Hope your camera is waterproof! If it is not, do not get too close or you will get splashed!
Circular polariser may be useful to reduce/eliminare water and glass reflections, but there will be a trade off in a loss of a stop.
Get in there early! If it is an indoor pool, chances are that your camera will get condensation all over it when you first take it inside. The lens and eyepiece will mist up and it will be impossible to take pictures for some time. As the camera comes up to temperature, it will slowly dissipate, but it will take time.
Also, it might have a detrimental effect on the electronics.
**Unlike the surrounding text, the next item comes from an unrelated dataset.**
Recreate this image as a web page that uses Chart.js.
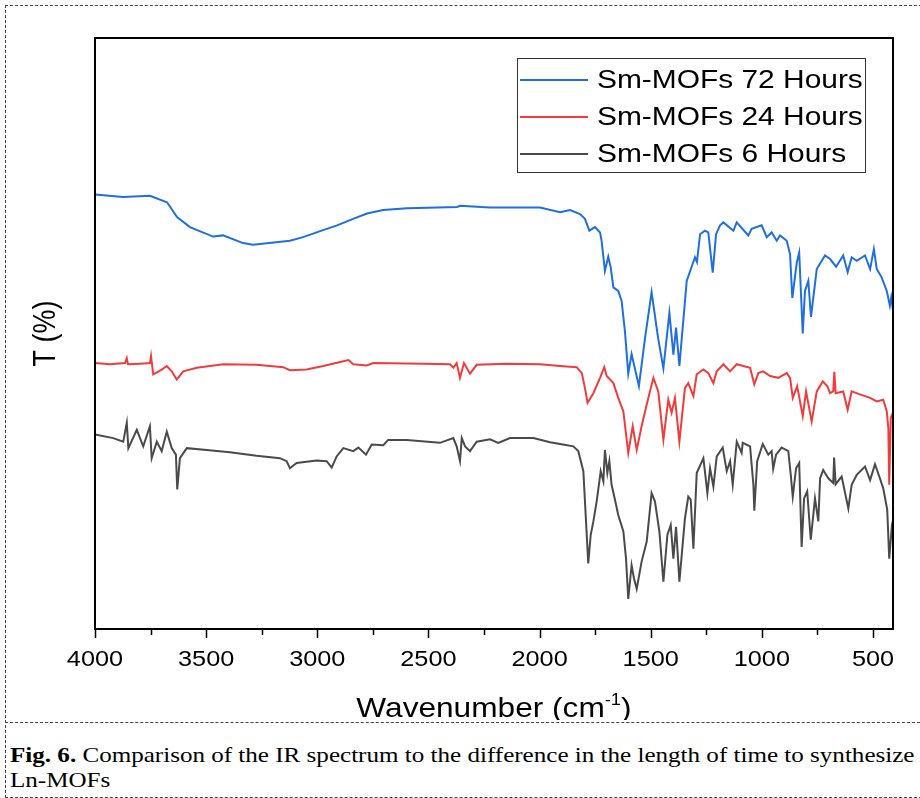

It might be an idea to seal your camera in a plastic bag before you go in there, then leave it for some time to warm up before taking it out of the bag and using it. If you can, have a trial run before the event to see how long it takes.
And a polariser (if it is polarising!) will lose you at least 1 1/2 - 2 stops.
Check with the pool - event organisers may want photos, but the pool may have a blanket ban on photography. It's best to get that little hurdle out of the way first.
Don't commit too early if they've offered payment. Swimming galas are fast and furious. Light will be an issue, and you may struggle to get sharp shots without the very best gear. Polarisers are a non-starter, as you'll want as fast a shutter speed as possible, and the water will be so churned up that reflections will be the least of your worries
Front crawl - from the side either straight on or just as they are swimming away from you
Breast stroke - from the side can look good but most are taken from the end
back stroke - from the side is tricky but get them when they are parallel otherwise be at the end and take them just as they pull away from the turn
Butterfly - from the end lots of zoom if you can
try to get nice and low when taking the shots so you can get level with the swimmers, wear shorts and flip flops as it will get very hot and humid in there, expect to get splashed (always nice to cool you down a little). put your cameras in the hall around 20 mins before to stop them steaming up.
Don't be affraid to take lots of shots and delete them as you go along (take lots of batteries). Shoot continuous bursts and just keep the best one with the swimmer in the best position.
Go take a look at Kirk Tucks blog. He's a swimmer and the father of a swimmer.
Not too many tips per se but you'll see lots of images that work.
My advice is to give it a miss.
I've NEVER sold a single image from the swimming shots but every club wants a freebie to use on their leaflets.
Get a group shot of the team before they get wet, and then shoot every child individually. You can then sell them a dual nounted image with a rect team shot and an oval portrait.